Out-Law News 3 min. read

HMRC better at applying tax law than Public Accounts Committee, HMRC chief says


HM Revenue & Customs (HMRC) must collect the tax that is due under the law and not what the public thinks it should collect and are better at applying tax law than the Public Accounts Committee (PAC), HMRC c hief executive and permanent secretary Lin Homer told MPs on the PAC.

Homer was appearing before the Committee on Thursday as part of its investigation into tax avoidance and the role of multinational companies. Google's vice president for Northern and Central Europe Mark Brittin, also appeared to answer further questions over Google's tax arrangements.

Homer suggested that some of the issues that had attracted media attention recently around multinationals arose because of the "gap between what people what like to be the case and what actually is the case". She told MPs: "what we can't do unless and until you change the law is we can't collect the tax that people would like us to collect".

Homer said that collecting the tax due under the law was a matter of application of expert knowledge. “I am afraid I think that is something we do rather better than the select committee,” she said.

PAC chair Margaret Hodge said she accepted that applying many of the tax rules to the facts was a matter of judgement but said of HMRC "your judgement belies common sense, we don’t trust your judgement". She said that HMRC had "lousy judgement and the people who are taking those judgements are not fit for purpose".

James Bullock of Pinsent Masons, the law firm behind Out-law said "It’s time for politicians and campaigners to focus on informed oversight, and let HMRC get on with its job without the distraction of a major political and legal row.”. He was commenting in response to HMRC's success in the High Court in a judicial review brought by tax campaigners UK Uncut, challenging the legality of an agreement entered into by HMRC to settle a dispute with investment bank Goldman Sachs.

Earlier on Thursday morning Hodge and the other MPs on the PAC had questioned Mark Brittin at length on Google's business operations.

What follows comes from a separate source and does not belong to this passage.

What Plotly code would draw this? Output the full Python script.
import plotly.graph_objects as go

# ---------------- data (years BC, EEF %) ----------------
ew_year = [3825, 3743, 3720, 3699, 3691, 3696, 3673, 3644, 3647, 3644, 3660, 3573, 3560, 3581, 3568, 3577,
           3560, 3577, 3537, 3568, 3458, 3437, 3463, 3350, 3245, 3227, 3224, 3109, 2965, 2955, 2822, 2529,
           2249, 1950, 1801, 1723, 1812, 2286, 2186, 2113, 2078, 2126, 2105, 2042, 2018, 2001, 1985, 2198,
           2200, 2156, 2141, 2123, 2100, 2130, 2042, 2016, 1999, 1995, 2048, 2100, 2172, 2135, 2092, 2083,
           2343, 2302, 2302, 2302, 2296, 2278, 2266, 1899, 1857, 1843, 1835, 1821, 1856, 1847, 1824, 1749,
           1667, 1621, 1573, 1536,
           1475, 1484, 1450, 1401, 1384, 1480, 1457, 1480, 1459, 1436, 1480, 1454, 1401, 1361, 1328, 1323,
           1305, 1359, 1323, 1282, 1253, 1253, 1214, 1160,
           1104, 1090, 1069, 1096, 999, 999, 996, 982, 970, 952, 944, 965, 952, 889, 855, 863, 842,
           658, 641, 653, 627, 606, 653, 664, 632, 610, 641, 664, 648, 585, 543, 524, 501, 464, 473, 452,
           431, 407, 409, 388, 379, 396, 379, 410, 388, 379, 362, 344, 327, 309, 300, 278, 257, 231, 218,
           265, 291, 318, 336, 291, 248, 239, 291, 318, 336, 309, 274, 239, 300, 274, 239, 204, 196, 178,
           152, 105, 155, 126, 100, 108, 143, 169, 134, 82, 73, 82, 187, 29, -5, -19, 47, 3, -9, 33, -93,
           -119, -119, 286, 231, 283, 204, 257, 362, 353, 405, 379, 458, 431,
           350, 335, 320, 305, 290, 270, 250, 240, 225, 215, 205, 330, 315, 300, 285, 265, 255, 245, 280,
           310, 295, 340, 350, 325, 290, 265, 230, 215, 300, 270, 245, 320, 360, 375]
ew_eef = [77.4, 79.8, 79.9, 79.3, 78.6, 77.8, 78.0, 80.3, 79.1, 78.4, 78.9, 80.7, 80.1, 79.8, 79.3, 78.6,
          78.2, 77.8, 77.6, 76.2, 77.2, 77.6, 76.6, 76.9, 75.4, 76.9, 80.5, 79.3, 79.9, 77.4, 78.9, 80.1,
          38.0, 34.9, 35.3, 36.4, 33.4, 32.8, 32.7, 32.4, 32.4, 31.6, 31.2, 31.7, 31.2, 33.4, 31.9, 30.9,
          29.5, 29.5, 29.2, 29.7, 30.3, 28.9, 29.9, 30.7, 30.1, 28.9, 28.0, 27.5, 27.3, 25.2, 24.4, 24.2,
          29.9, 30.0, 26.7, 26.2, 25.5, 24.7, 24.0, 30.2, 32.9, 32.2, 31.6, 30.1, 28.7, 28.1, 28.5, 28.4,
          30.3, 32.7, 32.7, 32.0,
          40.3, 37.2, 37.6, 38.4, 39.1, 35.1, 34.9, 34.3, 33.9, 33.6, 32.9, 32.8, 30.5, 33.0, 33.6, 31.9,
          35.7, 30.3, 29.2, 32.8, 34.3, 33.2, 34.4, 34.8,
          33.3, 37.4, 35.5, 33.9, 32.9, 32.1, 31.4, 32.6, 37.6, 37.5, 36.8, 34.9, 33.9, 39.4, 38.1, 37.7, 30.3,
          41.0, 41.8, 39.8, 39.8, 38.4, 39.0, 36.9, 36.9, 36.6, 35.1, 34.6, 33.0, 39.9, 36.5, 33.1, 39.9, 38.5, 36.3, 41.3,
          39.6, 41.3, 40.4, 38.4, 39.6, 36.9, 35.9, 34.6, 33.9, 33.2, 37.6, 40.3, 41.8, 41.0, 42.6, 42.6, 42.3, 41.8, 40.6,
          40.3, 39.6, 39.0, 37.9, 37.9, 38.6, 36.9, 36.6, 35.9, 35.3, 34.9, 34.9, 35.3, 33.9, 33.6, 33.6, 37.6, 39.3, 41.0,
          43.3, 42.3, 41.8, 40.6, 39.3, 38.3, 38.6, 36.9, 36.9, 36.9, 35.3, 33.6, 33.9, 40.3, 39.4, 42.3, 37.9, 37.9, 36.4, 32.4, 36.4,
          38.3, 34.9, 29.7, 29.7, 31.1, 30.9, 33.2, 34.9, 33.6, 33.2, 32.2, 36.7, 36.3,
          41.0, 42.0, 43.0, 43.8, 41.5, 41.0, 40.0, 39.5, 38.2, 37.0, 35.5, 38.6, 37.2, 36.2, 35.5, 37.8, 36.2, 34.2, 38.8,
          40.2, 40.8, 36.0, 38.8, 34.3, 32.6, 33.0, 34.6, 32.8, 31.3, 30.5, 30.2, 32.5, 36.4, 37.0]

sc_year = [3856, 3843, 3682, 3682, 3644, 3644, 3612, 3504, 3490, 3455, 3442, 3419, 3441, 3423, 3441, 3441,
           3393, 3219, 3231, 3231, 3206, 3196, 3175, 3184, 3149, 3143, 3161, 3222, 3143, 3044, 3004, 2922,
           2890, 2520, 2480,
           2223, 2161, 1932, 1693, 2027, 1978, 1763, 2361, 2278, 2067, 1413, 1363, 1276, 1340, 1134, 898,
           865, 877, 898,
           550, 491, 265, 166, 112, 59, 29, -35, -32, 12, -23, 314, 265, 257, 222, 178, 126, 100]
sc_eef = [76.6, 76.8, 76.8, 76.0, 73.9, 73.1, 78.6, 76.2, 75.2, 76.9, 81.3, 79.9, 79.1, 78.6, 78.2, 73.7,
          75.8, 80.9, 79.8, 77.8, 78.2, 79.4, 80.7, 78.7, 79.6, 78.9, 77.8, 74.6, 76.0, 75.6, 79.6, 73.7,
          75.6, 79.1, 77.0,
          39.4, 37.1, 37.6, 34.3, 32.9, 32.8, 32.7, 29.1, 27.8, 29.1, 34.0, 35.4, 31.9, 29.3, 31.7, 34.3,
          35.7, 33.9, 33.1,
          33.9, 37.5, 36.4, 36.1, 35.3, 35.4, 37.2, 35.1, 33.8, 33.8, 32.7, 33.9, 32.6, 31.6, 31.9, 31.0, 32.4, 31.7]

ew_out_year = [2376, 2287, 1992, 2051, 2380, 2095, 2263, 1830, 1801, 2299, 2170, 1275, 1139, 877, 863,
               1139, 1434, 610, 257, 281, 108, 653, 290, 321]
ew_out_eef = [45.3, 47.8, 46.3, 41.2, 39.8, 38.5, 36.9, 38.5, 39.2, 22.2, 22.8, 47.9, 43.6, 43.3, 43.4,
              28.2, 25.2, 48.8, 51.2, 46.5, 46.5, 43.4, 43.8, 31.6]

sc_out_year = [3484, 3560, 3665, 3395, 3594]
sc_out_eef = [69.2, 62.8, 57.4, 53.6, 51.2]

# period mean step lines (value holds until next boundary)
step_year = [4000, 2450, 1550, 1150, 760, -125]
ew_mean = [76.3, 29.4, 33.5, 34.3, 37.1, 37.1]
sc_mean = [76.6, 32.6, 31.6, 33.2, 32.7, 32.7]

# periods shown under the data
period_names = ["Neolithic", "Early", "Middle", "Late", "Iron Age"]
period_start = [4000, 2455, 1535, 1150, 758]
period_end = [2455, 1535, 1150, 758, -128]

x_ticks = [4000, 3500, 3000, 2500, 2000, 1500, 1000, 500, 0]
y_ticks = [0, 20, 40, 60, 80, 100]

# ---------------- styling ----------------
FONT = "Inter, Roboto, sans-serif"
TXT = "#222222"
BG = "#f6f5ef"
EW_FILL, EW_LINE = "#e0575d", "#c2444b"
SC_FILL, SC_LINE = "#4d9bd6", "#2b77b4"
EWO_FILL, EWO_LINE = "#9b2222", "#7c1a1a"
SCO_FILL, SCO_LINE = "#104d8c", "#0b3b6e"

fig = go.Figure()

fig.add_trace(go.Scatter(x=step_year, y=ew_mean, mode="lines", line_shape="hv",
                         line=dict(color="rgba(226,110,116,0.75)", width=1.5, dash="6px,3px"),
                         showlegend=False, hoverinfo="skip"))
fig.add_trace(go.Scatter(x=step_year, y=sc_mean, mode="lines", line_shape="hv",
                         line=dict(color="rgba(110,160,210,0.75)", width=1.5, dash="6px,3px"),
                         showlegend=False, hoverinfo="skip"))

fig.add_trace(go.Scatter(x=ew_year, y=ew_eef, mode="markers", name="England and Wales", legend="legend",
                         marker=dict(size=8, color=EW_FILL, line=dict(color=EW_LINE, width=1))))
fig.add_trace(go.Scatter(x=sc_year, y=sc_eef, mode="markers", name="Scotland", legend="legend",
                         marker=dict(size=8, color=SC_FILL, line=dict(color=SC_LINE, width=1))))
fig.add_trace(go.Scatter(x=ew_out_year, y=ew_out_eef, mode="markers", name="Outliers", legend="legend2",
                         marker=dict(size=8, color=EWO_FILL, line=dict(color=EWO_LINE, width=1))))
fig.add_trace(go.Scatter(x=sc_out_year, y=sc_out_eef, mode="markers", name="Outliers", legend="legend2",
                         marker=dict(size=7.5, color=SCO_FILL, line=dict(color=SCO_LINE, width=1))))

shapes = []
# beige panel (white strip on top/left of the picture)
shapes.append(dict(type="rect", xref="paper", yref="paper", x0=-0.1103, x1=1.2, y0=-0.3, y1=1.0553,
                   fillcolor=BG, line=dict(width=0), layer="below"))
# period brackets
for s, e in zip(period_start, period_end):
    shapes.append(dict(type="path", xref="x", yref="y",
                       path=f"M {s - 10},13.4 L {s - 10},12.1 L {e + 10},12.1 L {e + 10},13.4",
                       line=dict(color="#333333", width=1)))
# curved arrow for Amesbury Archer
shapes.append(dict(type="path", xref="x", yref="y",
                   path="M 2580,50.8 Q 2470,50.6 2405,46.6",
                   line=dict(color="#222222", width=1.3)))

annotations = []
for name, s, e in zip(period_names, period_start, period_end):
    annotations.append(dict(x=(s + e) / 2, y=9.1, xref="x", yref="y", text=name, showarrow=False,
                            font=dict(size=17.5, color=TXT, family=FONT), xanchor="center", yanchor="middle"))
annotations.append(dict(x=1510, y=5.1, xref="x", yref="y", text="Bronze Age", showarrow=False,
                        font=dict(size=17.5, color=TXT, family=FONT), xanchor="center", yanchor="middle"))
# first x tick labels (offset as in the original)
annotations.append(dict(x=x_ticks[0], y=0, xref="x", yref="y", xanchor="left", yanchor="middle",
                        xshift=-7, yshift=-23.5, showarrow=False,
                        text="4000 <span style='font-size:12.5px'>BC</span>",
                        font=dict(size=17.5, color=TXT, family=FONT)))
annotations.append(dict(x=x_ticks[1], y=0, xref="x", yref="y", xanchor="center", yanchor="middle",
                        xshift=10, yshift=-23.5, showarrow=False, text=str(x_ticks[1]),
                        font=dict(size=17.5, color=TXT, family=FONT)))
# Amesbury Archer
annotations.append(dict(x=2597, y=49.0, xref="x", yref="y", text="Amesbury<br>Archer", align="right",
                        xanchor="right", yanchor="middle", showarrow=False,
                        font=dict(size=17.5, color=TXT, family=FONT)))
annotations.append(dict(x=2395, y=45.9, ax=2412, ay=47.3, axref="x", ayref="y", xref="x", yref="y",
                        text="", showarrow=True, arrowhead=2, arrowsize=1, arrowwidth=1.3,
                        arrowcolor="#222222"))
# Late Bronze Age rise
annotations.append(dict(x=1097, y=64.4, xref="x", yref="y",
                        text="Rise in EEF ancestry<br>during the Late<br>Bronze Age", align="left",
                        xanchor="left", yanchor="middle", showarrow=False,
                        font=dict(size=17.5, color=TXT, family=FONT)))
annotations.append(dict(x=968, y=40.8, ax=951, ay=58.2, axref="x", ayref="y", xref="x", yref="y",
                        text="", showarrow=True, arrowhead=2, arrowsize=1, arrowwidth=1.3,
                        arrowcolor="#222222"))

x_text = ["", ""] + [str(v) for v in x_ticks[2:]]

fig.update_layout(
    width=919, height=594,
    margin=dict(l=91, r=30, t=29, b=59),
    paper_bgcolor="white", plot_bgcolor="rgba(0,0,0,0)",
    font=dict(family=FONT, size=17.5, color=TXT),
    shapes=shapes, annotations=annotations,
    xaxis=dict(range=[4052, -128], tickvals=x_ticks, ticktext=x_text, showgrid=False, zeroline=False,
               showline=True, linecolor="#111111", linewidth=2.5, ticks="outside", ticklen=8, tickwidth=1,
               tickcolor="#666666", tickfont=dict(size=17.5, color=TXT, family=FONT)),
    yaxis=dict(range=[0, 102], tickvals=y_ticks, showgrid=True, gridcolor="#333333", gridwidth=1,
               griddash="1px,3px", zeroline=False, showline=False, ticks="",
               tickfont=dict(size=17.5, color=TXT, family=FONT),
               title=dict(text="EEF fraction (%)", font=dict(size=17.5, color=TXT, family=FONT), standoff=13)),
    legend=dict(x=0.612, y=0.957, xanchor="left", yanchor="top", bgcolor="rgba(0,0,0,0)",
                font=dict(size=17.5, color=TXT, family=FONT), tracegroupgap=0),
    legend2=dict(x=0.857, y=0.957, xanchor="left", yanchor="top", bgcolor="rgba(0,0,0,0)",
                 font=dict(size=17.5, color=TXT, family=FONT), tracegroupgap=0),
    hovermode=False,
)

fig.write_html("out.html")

MPs were investigating why Google paid only £3.4m in UK tax in 2011, when $4.9bn of advertising sales were made to UK customers. Google said these sales were made in Ireland.

Brittin said that that the staff Google employs in the UK do not conduct any sales activities and that all conclusion of contracts is done in Ireland. He explained that Google Ireland had the rights to sell Google advertising and it was Ireland that owned the IP for the purpose of selling to its customers across Europe. Britten said that the UK team would be talking to advertisers or their agents in the UK but "nobody in the UK has the right to close a transaction with an advertiser".

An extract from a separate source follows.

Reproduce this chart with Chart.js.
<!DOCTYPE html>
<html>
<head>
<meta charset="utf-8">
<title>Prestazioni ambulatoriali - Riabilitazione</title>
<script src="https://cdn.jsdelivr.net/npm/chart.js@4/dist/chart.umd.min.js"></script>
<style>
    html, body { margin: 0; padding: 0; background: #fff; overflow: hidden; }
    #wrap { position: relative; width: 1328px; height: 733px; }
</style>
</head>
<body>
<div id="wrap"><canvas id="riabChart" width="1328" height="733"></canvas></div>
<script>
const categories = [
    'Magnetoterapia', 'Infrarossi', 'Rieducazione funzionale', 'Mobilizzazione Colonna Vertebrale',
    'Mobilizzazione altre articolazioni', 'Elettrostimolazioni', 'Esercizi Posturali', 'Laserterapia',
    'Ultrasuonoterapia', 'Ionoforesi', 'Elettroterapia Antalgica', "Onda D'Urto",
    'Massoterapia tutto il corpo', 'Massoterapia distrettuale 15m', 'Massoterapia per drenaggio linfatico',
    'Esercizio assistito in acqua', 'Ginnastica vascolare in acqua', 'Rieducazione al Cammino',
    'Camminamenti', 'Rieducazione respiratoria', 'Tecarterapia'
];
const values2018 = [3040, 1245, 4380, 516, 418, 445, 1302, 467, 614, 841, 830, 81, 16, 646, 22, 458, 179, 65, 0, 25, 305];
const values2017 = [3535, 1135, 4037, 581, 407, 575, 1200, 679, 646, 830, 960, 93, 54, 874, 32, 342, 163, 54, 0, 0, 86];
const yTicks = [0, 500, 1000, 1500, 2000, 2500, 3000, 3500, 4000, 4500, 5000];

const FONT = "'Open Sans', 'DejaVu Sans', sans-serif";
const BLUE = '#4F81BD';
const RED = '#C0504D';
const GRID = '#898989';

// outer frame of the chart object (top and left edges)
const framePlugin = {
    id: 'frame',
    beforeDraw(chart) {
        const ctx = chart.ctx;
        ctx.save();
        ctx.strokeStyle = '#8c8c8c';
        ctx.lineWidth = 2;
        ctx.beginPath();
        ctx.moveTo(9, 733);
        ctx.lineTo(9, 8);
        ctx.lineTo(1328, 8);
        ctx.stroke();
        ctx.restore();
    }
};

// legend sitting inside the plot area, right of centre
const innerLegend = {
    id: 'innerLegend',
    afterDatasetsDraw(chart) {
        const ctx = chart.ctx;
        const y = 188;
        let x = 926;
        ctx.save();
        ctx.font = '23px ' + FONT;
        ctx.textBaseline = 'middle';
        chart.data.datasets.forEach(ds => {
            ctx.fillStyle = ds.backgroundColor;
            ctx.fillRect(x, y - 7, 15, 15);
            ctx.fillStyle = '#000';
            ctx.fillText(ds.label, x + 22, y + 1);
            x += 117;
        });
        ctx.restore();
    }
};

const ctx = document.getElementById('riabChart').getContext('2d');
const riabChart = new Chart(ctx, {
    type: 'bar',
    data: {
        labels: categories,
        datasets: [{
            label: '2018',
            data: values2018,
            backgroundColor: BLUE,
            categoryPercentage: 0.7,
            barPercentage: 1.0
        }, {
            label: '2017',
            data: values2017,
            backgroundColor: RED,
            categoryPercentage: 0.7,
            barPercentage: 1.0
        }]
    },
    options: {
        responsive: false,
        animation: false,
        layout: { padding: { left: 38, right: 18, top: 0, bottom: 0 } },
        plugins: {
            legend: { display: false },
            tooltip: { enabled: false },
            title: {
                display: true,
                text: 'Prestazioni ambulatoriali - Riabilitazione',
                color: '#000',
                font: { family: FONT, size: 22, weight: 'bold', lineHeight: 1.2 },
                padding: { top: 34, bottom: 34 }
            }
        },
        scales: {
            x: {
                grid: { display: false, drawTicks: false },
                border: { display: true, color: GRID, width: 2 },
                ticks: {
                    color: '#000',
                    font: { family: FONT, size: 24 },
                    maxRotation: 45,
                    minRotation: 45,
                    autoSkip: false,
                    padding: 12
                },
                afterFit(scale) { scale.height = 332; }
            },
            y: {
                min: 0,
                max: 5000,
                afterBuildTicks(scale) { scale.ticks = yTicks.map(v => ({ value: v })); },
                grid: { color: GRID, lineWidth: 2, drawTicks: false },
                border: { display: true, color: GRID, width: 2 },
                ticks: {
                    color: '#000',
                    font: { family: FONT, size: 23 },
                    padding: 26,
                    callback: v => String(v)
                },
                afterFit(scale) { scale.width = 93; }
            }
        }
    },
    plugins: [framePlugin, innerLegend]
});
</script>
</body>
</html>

Hodge accused Google of "rather devious" and "calculating and in my view unethical behaviour in deliberately manipulating the reality of your business to order paying your fair share of tax for the common good". She said to Brittin “You are a company that says you do no evil and I think that you do do evil.”

Britten said Google had been "totally transparent and open with HMRC" and "weren't trying to disguise what they did" He said that HMRC had questioned them over a number of years and spoken to people in the business as to how it worked.

Hodge said it was "clear" from the documentation that she had seen and from whistleblowers' accounts of the situation that "deals were closed by UK based staff". "The entire sales process took place in the UK" she said. "If the sales activity is taking place in the UK you are misleading the tax authorities" Hodge said.

John Dixon, Ernst & Young's head of tax was unable to answer questions specifically about Google, due to client confidentiality, but explained that much of the "evidence" the PAC had "uncovered" from its whistleblowers was not relevant to the issue of whether a multinational was trading in the UK.

Jim Harra, director of business tax at HMRC explained that in order to be taxed in the UK, a non resident company had to have a permanent establishment in the UK. He explained that this could be either a fixed office of the overseas company or people here acting as dependent agents. He explained that if a UK group company was employing people who were providing services this would not constitute a permanent establishment of the overseas company.  The services provided by the UK company were relevant only in establishing the "transfer price" that the UK company should charge the overseas company for the services it provided.